Weighted Moving Average (WMA) sits between these two extremes. It assigns different weights to prices based on recency, but uses a linear weighting system rather than exponential decay. This offers a middle ground—more responsive than SMA but slightly smoother than EMA.

The choice between SMA, EMA, and WMA often depends on your trading timeframe and how quickly you want your indicator to react to price changes.

Why Traders Rely on Moving Average for Market Success

The widespread adoption of MA across all markets—stocks, cryptocurrencies, forex, commodities—reflects its practical value. Here’s why it remains central to trading strategy:

Trend Confirmation is perhaps the most direct application. When prices consistently trade above their MA, it signals an uptrend. When prices fall below the MA, a downtrend is forming. This simple observation provides traders with objective evidence of market direction, reducing emotional decision-making.

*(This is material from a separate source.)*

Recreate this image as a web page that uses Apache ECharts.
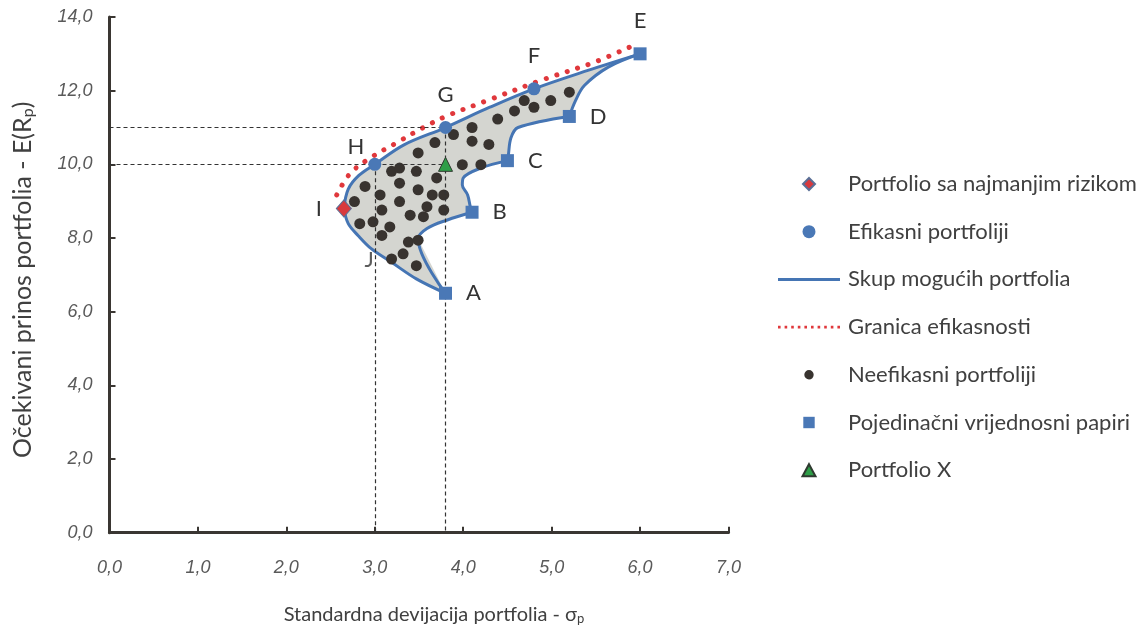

Support and Resistance Levels emerge naturally as price gravitates around the MA. When a rising price touches an MA and bounces upward, that MA acts as support. Conversely, falling prices that touch an MA from below and bounce down experience the MA as resistance. Experienced traders watch these interactions closely, using them as potential entry or exit points.

Dynamic Risk Management becomes possible because MA adapts to current market conditions. In low-volatility periods, the MA stays relatively flat; in high-volatility markets, it swings more dramatically. This dynamism helps traders calibrate their risk management strategies based on real-time market behavior, rather than relying on static indicators that don’t adjust to changing conditions.

The Historical Journey and Future of Moving Average

The concept of moving average emerged in the early 20th century when traders first sought mathematical methods to filter market noise. Manual calculations made adoption slow initially, but as technology advanced, MAs became the foundation of modern technical analysis.

Today, we’re witnessing another evolution. Artificial intelligence and machine learning algorithms are beginning to integrate with traditional indicators like MA, creating hybrid systems that can identify patterns human traders might miss. The next generation of trading tools will likely combine the time-tested reliability of MA with predictive AI models, potentially revolutionizing how traders approach market analysis.

As technology continues advancing, Moving Average remains relevant—not as a relic of the past, but as a fundamental building block upon which more sophisticated trading systems are being constructed.